Tuesday, September 09, 2008

Allard, Salazar Come To Agreement on Judges

DENVER - Colorado's two U.S. senators broke an impasse at the eleventh hour, making it much more likely the short-handed U.S. District Court for Colorado will get two more judges after all.

A third nominee was sacrificed when the senators reached a compromise to support confirmation of the other two nominees.

As recently as Friday, Republican Sen. Wayne Allard and Democratic Sen. Ken Salazar were in a stalemate they had said might stop any of the three judge vacancies from being filled.

On Monday, however, they jointly announced Christine Arguello and Philip Brimmer will be considered for confirmation. The consideration will come at a hearing today of the Senate Judiciary Committee in Washington, D.C.

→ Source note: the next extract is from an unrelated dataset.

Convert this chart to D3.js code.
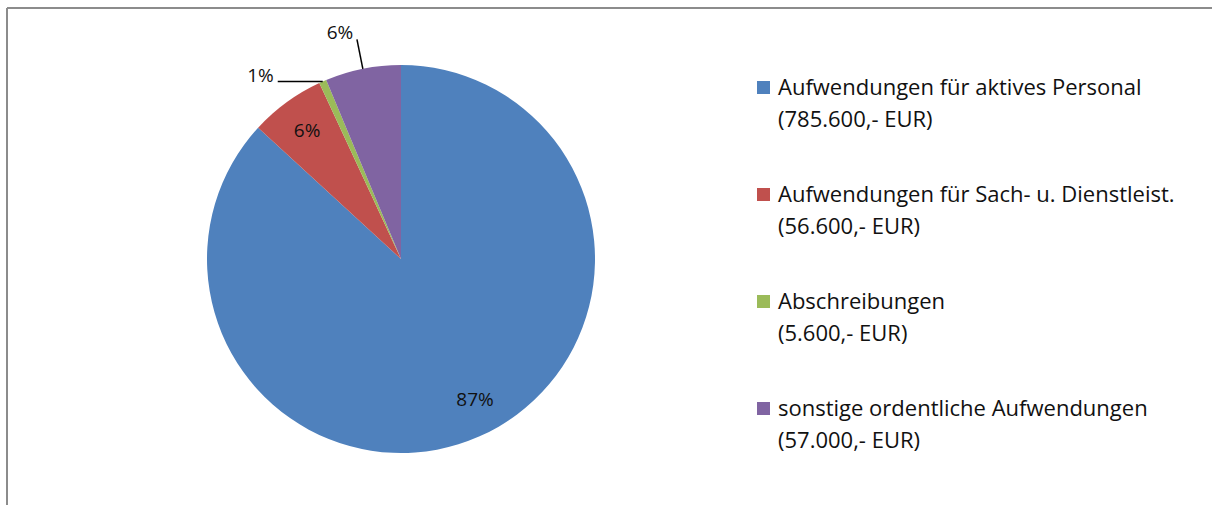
<!DOCTYPE html>
<html>
<head>
<meta charset="utf-8">
<script src="https://cdn.jsdelivr.net/npm/d3@7"></script>
<style>
  body { margin: 0; background: #fff; }
  text { font-family: "Open Sans", sans-serif; fill: #111; }
</style>
</head>
<body>
<svg id="chart" width="1212" height="505"></svg>
<script>
// data
var categories = [
    "Aufwendungen für aktives Personal",
    "Aufwendungen für Sach- u. Dienstleist.",
    "Abschreibungen",
    "sonstige ordentliche Aufwendungen"
];
var amounts = [785600, 56600, 5600, 57000];
var colours = ["#4F81BD", "#C0504D", "#9BBB59", "#8064A2"];

// how excel put each percentage label
var labelPlacement = ["inside", "inside", "flat", "outside"];

var svg = d3.select("#chart");

// chart frame (only top and left edges are visible)
svg.append("line").attr("x1", 7).attr("y1", 8).attr("x2", 1212).attr("y2", 8)
    .attr("stroke", "#8c8c8c").attr("stroke-width", 2);
svg.append("line").attr("x1", 7).attr("y1", 8).attr("x2", 7).attr("y2", 505)
    .attr("stroke", "#8c8c8c").attr("stroke-width", 2);

var cx = 401, cy = 259, radius = 194;
var total = d3.sum(amounts);

var rows = categories.map(function(c, i) {
    return {name: c, value: amounts[i], colour: colours[i], place: labelPlacement[i]};
});

var pie = d3.pie().sort(null).value(function(d) { return d.value; });
var arc = d3.arc().innerRadius(0).outerRadius(radius);
var arcs = pie(rows);

var g = svg.append("g").attr("transform", "translate(" + cx + "," + cy + ")");

g.selectAll("path.slice")
    .data(arcs)
    .enter()
    .append("path")
    .attr("class", "slice")
    .attr("d", arc)
    .attr("fill", function(d) { return d.data.colour; });

var pct = function(v) { return Math.round(v / total * 100) + "%"; };

// point on a circle of radius r at the middle angle of the slice
function polar(d, r, turn) {
    var a = (d.startAngle + d.endAngle) / 2 + (turn || 0);
    return [Math.sin(a) * r, -Math.cos(a) * r];
}

arcs.forEach(function(d) {
    var p;
    if (d.data.place == "inside") {
        // excel nudges the big slice's label a little towards the right
        var turn = (d.endAngle - d.startAngle) > Math.PI ? -0.07 : 0;
        p = polar(d, radius * 0.82, turn);
        g.append("text")
            .attr("x", p[0]).attr("y", p[1])
            .attr("text-anchor", "middle")
            .attr("dy", "0.35em")
            .style("font-size", "19px")
            .text(pct(d.value));
    } else if (d.data.place == "flat") {
        var e = polar(d, radius);
        g.append("line")
            .attr("x1", e[0]).attr("y1", e[1])
            .attr("x2", e[0] - 45).attr("y2", e[1])
            .attr("stroke", "black").attr("stroke-width", 1.5);
        g.append("text")
            .attr("x", e[0] - 49).attr("y", e[1] - 6)
            .attr("text-anchor", "end")
            .attr("dy", "0.35em")
            .style("font-size", "19px")
            .text(pct(d.value));
    } else {
        var e1 = polar(d, radius);
        var e2 = polar(d, radius + 30);
        g.append("line")
            .attr("x1", e1[0]).attr("y1", e1[1])
            .attr("x2", e2[0]).attr("y2", e2[1])
            .attr("stroke", "black").attr("stroke-width", 1.5);
        g.append("text")
            .attr("x", e2[0] - 17).attr("y", e2[1] - 7)
            .attr("text-anchor", "middle")
            .attr("dy", "0.35em")
            .style("font-size", "19px")
            .text(pct(d.value));
    }
});

// legend
var de = d3.formatLocale({decimal: ",", thousands: ".", grouping: [3], currency: ["", " EUR"]});
var fmt = de.format(",d");

var legend = svg.append("g").attr("transform", "translate(757,87)");
var item = legend.selectAll("g.item")
    .data(rows)
    .enter()
    .append("g")
    .attr("class", "item")
    .attr("transform", function(d, i) { return "translate(0," + (i * 107) + ")"; });

item.append("rect")
    .attr("x", 0).attr("y", -6)
    .attr("width", 13).attr("height", 13)
    .attr("fill", function(d) { return d.colour; });

item.append("text")
    .attr("x", 21).attr("y", 0)
    .attr("dy", "0.35em")
    .style("font-size", "22px")
    .text(function(d) { return d.name; });

item.append("text")
    .attr("x", 21).attr("y", 32)
    .attr("dy", "0.35em")
    .style("font-size", "22px")
    .text(function(d) { return "(" + fmt(d.value) + ",- EUR)"; });
</script>
</body>
</html>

Until their announcement, both senators also had agreed on Gregory Goldberg to fill the third vacancy on the court. Goldberg, however, now is not part of the deal between the senators. In the joint statement, Salazar said, "This agreement is not perfect," and Allard said, "It has always been my desire to have all three qualified nominees appointed."

They negotiated the agreement during the weekend. Until then, Salazar was blocking Brimmer's confirmation and, as a bargaining tool, Allard temporarily was blocking Arguello's confirmation.

Arguello, who has family ties to Pueblo and Southern Colorado, is managing senior associate counsel for the University of Colorado.

Brimmer is a supervising prosecutor in the U.S. Attorney's office for Colorado.

Goldberg, a former prosecutor in the same office, is a partner in a Denver law firm.

"The agreement broke the logjam," Salazar spokesman Matt Lee-Ashley said. "It's the art of the possible."